Offshore privacy, and liberty along with it? These services are presumed illegal, but often they are not. No matter … How long before the British Government, which has lent billions to the Cayman Islands, will ask for that cash back? How else will they get it? Not from a real estate tax because the only possible future for the Caymans is as a tourist destination and real estate taxes cannot thus be raised. The same goes for the rest of the British Commonwealth countries. The world as we know it is going to suffer under this new future. Investments will dry up. The large Dutch bank ABN Ambro recently announced that it would no longer honor customer requests for the delivery of the precious metals it was holding on heir behalf. No physical delivery!

Last month the CRA (Canadian Revenue Agency) announced a 15% commission to anyone who provided information on illegal offshore accounts. Canada is moving from a nation of frontiersmen to a nation of "snitches." US officials are doing the same sort of thing.

It is like a Swiss watch, with all the pieces falling exactly into place to create a mechanism of exquisite functionality … and brutality.
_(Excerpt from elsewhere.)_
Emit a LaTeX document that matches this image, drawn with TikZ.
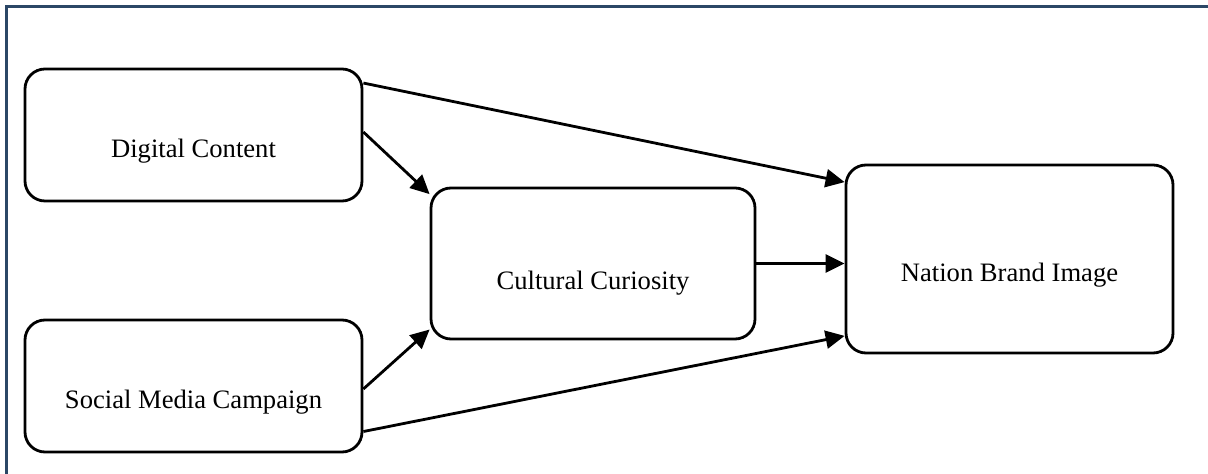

The end loser is the economy itself and many of its most productive and entrepreneurial citizens.

These individuals – many of them – didn't wish to steal but simply to avoid the repressiveness of their own bureaucracies (which admittedly they helped to put in place).

Now as a result of this sudden, concerted attack, a great deal of money will flow back to governments around the world involved in these policies. The governments themselves with their bounties and other actions are engaging in a kind of criminality but government makes the rules and assesses the blame.

One needn't talk about world government hypothetically anymore. It's arrived.